Quant à la CFDT, deuxième confédération, qui gère le système d’indemnisation avec la CNPF, et qui est à l’origine avec le CNPF d’une baisse des indemnisations dans les dernières années, elle a refusé totalement de remettre à plat le régime d’indemnisation, de proposer un rétablissement des aides d’urgence à la même hauteur qu’auparavant ou d’augmenter les cotisations patronales. Là aussi le prétexte invoqué est qu’il faut utiliser l’argent pour “activer” l’emploi, et non pour des “dépenses passives”. Comme si les chômeurs étaient par définition des personnes “passives” ! La CFDT s’est donc tournée vers le gouvernement en lui demandant de se débrouiller avec son rôle social. Et le gouvernement n’a pas voulu remettre en cause l’édifice institutionnel où trône la CFDT, car il a besoin de la CFDT (qui n’a même pas milité pour la gauche en juin 1997 !) pour négocier avec le patronat des compromis locaux sur la loi des 35h et empêcher une radicalisation. Mais une fois de plus, la direction CFDT se place en travers d’un mouvement social très populaire. Certaines régions CFDT faisant partie de la majorité confédérale ont appelé aux manifestations en plus des syndicats CFDT “en lutte”.
Changer la loi des 35h
Le mouvement des chômeurs permet en même temps de redynamiser le débat social sur les solutions de fond au chômage, qui commence le 27 janvier avec la discussion de la loi des 35h. Le projet de loi des 35h défendu par Jospin et Martine Aubry a soulevé l’espoir dans le tissu militant du mouvement ouvrier, en programmant une date nationale, le 1er janvier 2000 pour le passage aux 35h légales pour les entreprises de plus de 20 salariés (en 2002 pour les autres). Mais les concessions faites au patronat sur la flexibilité, les salaires, le quasi non paiement des heures supplémentaires, sont très importantes. À tel point que les salariés étaient extrêmement hésitants à s’emparer activement de cette revendication, alors que le syndicalisme avait eu majoritairement une attitude d’extrême passivité depuis septembre 1997.

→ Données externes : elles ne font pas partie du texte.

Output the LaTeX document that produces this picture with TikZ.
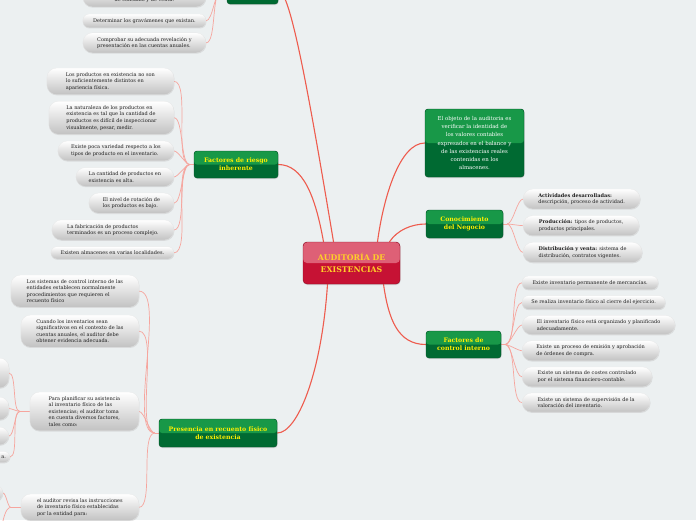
\documentclass[tikz,border=0pt]{standalone}
\usepackage{fontspec}
\setmainfont{DejaVu Serif}
\usetikzlibrary{positioning,shadows,backgrounds}

\definecolor{bgc}{RGB}{236,240,241}
\definecolor{gtop}{RGB}{24,152,72}
\definecolor{gbot}{RGB}{0,106,50}
\definecolor{gtxt}{RGB}{255,240,0}
\definecolor{rtop}{RGB}{222,96,118}
\definecolor{rbot}{RGB}{198,18,52}
\definecolor{rtxt}{RGB}{255,208,40}
\definecolor{linec}{RGB}{238,92,78}

\begin{document}
\begin{tikzpicture}[x=1pt,y=-1pt,
  lf/.style={rectangle,rounded corners=6pt,top color=white,bottom color=black!24,draw=black!10,very thin,align=left,text=black!88,font=\fontsize{5}{6.6}\selectfont,inner xsep=4pt,inner ysep=4.2pt,drop shadow={opacity=.18,shadow xshift=.4pt,shadow yshift=-.8pt}},
  tall/.style={rounded corners=9.5pt},
  gr/.style={rectangle,rounded corners=3pt,fill=gbot,draw=gbot!75!black,align=center,text=gtxt,font=\bfseries\fontsize{6.2}{7.8}\selectfont,inner sep=2pt,path picture={\fill[gtop](path picture bounding box.north west) rectangle (path picture bounding box.east);},drop shadow={opacity=.25,shadow xshift=.5pt,shadow yshift=-1pt}},
  rt/.style={rectangle,rounded corners=4pt,fill=rbot,draw=rbot!70!black,align=center,text=rtxt,font=\bfseries\fontsize{7.8}{12}\selectfont,inner sep=2pt,path picture={\fill[rtop](path picture bounding box.north west) rectangle (path picture bounding box.east);},drop shadow={opacity=.25,shadow xshift=.5pt,shadow yshift=-1pt}},
  br/.style={draw=linec,line width=1.1pt},
  tw/.style={draw=linec!55,line width=.7pt,looseness=.5}]
\useasboundingbox (0,0) rectangle (696,520);

% main topics
\node[rt,minimum width=97pt,minimum height=42pt] (root) at (351.5,263) {AUDITORÍA DE\\EXISTENCIAS};
\node[gr,minimum width=51pt,minimum height=28pt] (t) at (252.5,-10) {};
\node[gr,minimum width=84pt,minimum height=27pt] (fr) at (236,164.5) {Factores de riesgo\\inherente};
\node[gr,minimum width=118pt,minimum height=28pt] (pr) at (218,433) {Presencia en recuento físico\\de existencia};
\node[gr,text=white,font=\fontsize{5.4}{8.2}\selectfont,minimum width=99pt,minimum height=68pt] (ob) at (474.5,143) {El objeto de la auditoria es\\verificar la identidad de\\los valores contables\\expresados en el balance y\\de las existencias reales\\contenidas en los\\almacenes.};
\node[gr,minimum width=77pt,minimum height=28pt] (cn) at (464.5,224) {Conocimiento\\del Negocio};
\node[gr,minimum width=75pt,minimum height=27pt] (ci) at (463.5,344.5) {Factores de\\control interno};

% leaves up
\node[lf,minimum width=123pt,anchor=north east] (t1) at (206,14) {Determinar los gravámenes que existan.};
\node[lf,tall,minimum width=123pt,above=7pt of t1.north east,anchor=south east] (t0) {\strut\\de consumo y de venta.};
\node[lf,tall,minimum width=123pt,below=5pt of t1.south east,anchor=north east] (t2) {Comprobar su adecuada revelación y\\presentación en las cuentas anuales.};

% leaves of riesgo
\node[lf,tall,minimum width=127pt,anchor=north east] (r1) at (174,68) {Los productos en existencia no son\\lo suficientemente distintos en\\apariencia física.};
\node[lf,tall,minimum width=125pt,below=6.5pt of r1.south east,anchor=north east] (r2) {La naturaleza de los productos en\\existencia es tal que la cantidad de\\productos es difícil de inspeccionar\\visualmente, pesar, medir.};
\node[lf,tall,minimum width=116pt,below=6.5pt of r2.south east,anchor=north east] (r3) {Existe poca variedad respecto a los\\tipos de producto en el inventario.};
\node[lf,tall,minimum width=98pt,below=6.5pt of r3.south east,anchor=north east] (r4) {La cantidad de productos en\\existencia es alta.};
\node[lf,tall,minimum width=85pt,below=6.5pt of r4.south east,anchor=north east] (r5) {El nivel de rotación de\\los productos es bajo.};
\node[lf,tall,minimum width=122pt,below=6.5pt of r5.south east,anchor=north east] (r6) {La fabricación de productos\\terminados es un proceso complejo.};
\node[lf,minimum width=123pt,below=6.5pt of r6.south east,anchor=north east] (r7) {Existen almacenes en varias localidades.};

% leaves of presencia
\node[lf,tall,minimum width=128pt,anchor=north east] (p1) at (139,275) {Los sistemas de control interno de las\\entidades establecen normalmente\\procedimientos que requieren el\\recuento físico};
\node[lf,tall,minimum width=118pt,anchor=north east] (p2) at (139,315) {Cuando los inventarios sean\\significativos en el contexto de las\\cuentas anuales, el auditor debe\\obtener evidencia adecuada.};
\node[lf,tall,minimum width=109pt,anchor=north east] (p3) at (139,392) {Para planificar su asistencia\\al inventario físico de las\\existencias; el auditor toma\\en cuenta diversos factores,\\tales como:};
\node[lf,tall,minimum width=118pt,anchor=north east] (p4) at (139,494) {el auditor revisa las instrucciones\\de inventario físico establecidas\\por la entidad para:};
\node[lf,tall,minimum width=100pt,minimum height=30pt,anchor=east] (x1) at (9,373) {};
\node[lf,tall,minimum width=100pt,minimum height=23pt,anchor=east] (x2) at (9,408.5) {};
\node[lf,tall,minimum width=100pt,minimum height=18pt,anchor=east] (x3) at (9,436) {};
\node[lf,text width=40pt,align=right,anchor=east] (x4) at (10,457) {a.};
\node[lf,tall,minimum width=100pt,minimum height=18pt,anchor=east] (x5) at (3,493) {};
\coordinate (xz) at (-10,560);

% leaves of negocio
\node[lf,tall,minimum width=117pt,anchor=north west] (k1) at (523,189) {\textbf{Actividades desarrolladas:}\\descripción, proceso de actividad.};
\node[lf,tall,minimum width=116pt,below=6.5pt of k1.south west,anchor=north west] (k2) {\textbf{Producción:} tipos de productos,\\productos principales.};
\node[lf,tall,minimum width=119pt,below=6.5pt of k2.south west,anchor=north west] (k3) {\textbf{Distribución y venta:} sistema de\\distribución, contratos vigentes.};

% leaves of control interno
\node[lf,minimum width=136pt,anchor=north west] (c1) at (522,276) {Existe inventario permanente de mercancías.};
\node[lf,minimum width=143pt,below=6pt of c1.south west,anchor=north west] (c2) {Se realiza inventario físico al cierre del ejercicio.};
\node[lf,tall,minimum width=153pt,below=6pt of c2.south west,anchor=north west] (c3) {El inventario físico está organizado y planificado\\adecuadamente.};
\node[lf,tall,minimum width=137pt,below=6pt of c3.south west,anchor=north west] (c4) {Existe un proceso de emisión y aprobación\\de órdenes de compra.};
\node[lf,tall,minimum width=130pt,below=6pt of c4.south west,anchor=north west] (c5) {Existe un sistema de costes controlado\\por el sistema financiero-contable.};
\node[lf,tall,minimum width=128pt,below=6pt of c5.south west,anchor=north west] (c6) {Existe un sistema de supervisión de la\\valoración del inventario.};

% joints
\coordinate (tj) at ([xshift=-5pt]t.west);
\coordinate (fj) at ([xshift=-4pt]fr.west);
\coordinate (pj) at ([xshift=-4pt]pr.west);
\coordinate (p3j) at ([xshift=-10pt]p3.west);
\coordinate (p4j) at ([xshift=-10pt]p4.west);
\coordinate (kj) at ([xshift=4pt]cn.east);
\coordinate (cj) at ([xshift=4pt]ci.east);

\begin{scope}[on background layer]
\fill[bgc] (0,0) rectangle (696,520);
\draw[br] (t.east) .. controls +(12,0) and +(-25,-150) .. ([xshift=-18pt]root.north);
\draw[br] (fr.east) .. controls +(25,0) and +(-8,-45) .. ([xshift=-28pt]root.north);
\draw[br] ([xshift=26pt]root.north) .. controls +(6,-45) and +(-25,0) .. (ob.west);
\draw[br] ([xshift=38pt]root.north) .. controls +(8,-12) and +(-14,0) .. (cn.west);
\draw[br] ([xshift=32pt]root.south) .. controls +(5,35) and +(-28,0) .. (ci.west);
\draw[br] ([xshift=-24pt]root.south) .. controls +(-6,90) and +(20,0) .. (pr.east);
\draw[tw](t.west)--(tj);
\draw[tw](tj) to[out=180,in=0](t0.east);\draw[tw](tj) to[out=180,in=0](t1.east);\draw[tw](tj) to[out=180,in=0](t2.east);
\draw[tw](fr.west)--(fj);
\draw[tw](fj) to[out=180,in=0](r1.east);\draw[tw](fj) to[out=180,in=0](r2.east);\draw[tw](fj) to[out=180,in=0](r3.east);
\draw[tw](fj) to[out=180,in=0](r4.east);\draw[tw](fj) to[out=180,in=0](r5.east);\draw[tw](fj) to[out=180,in=0](r6.east);
\draw[tw](fj) to[out=180,in=0](r7.east);
\draw[tw](pr.west)--(pj);
\draw[tw](pj) to[out=180,in=0](p1.east);\draw[tw](pj) to[out=180,in=0](p2.east);
\draw[tw](pj) to[out=180,in=0](p3.east);\draw[tw](pj) to[out=180,in=0](p4.east);
\draw[tw](p3.west)--(p3j);
\draw[tw](p3j) to[out=180,in=0](x1.east);\draw[tw](p3j) to[out=180,in=0](x2.east);
\draw[tw](p3j) to[out=180,in=0](x3.east);\draw[tw](p3j) to[out=180,in=0](x4.east);
\draw[tw](p4.west)--(p4j);
\draw[tw](p4j) to[out=180,in=0](x5.east);\draw[tw](p4j) to[out=180,in=0](xz);
\draw[tw](cn.east)--(kj);
\draw[tw](kj) to[out=0,in=180](k1.west);\draw[tw](kj) to[out=0,in=180](k2.west);\draw[tw](kj) to[out=0,in=180](k3.west);
\draw[tw](ci.east)--(cj);
\draw[tw](cj) to[out=0,in=180](c1.west);\draw[tw](cj) to[out=0,in=180](c2.west);\draw[tw](cj) to[out=0,in=180](c3.west);
\draw[tw](cj) to[out=0,in=180](c4.west);\draw[tw](cj) to[out=0,in=180](c5.west);\draw[tw](cj) to[out=0,in=180](c6.west);
\end{scope}
\end{tikzpicture}
\end{document}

Le mouvement des chômeurs est venu réveiller la dynamique sociale là où on ne l’attendait pas. Il est devenu un mouvement social national, réveillant l’envie de se battre, de tisser des réseaux de re-socialisation des chômeurs par l’action et l’irruption dans le débat public. Une fois de plus, le mouvement ouvrier ou la gauche au sens large, s’est sentie représentée par une action de dénonciation directe des choix libéraux qui ont conduit depuis des années à un éclatement du salariat, à l’accroissement de la misère. La solidarité de classe a trouvé une dimension symbolique autour des chômeurs, et donc reconquis une force politique.
Mais pour autant, la liaison n’est pas facile à construire entre la lutte pour le revenu des chômeurs et des pauvres, et la lutte pour l’emploi par une loi des 35h, vers les 32h, réellement créatrice d’emplois. Le 27 janvier, des manifestations auront lieu sur ce thème dans toute la France. Mais elles ne pèseront pas suffisamment pour modifier le projet de loi gouvernemental de manière significative. Un projet de manifestation nationale à Paris des chômeurs est actuellement en débat pour fin février, ou début mars. Le mouvement des chômeurs n’est à coup sûr pas terminé, car la chappe de plomb de la résignation est brisée.
Mais pour gagner, il faudra savoir articuler la puissance du mouvement social avec des effets politiques substantiels dans le système majoritaire de la gauche plurielle.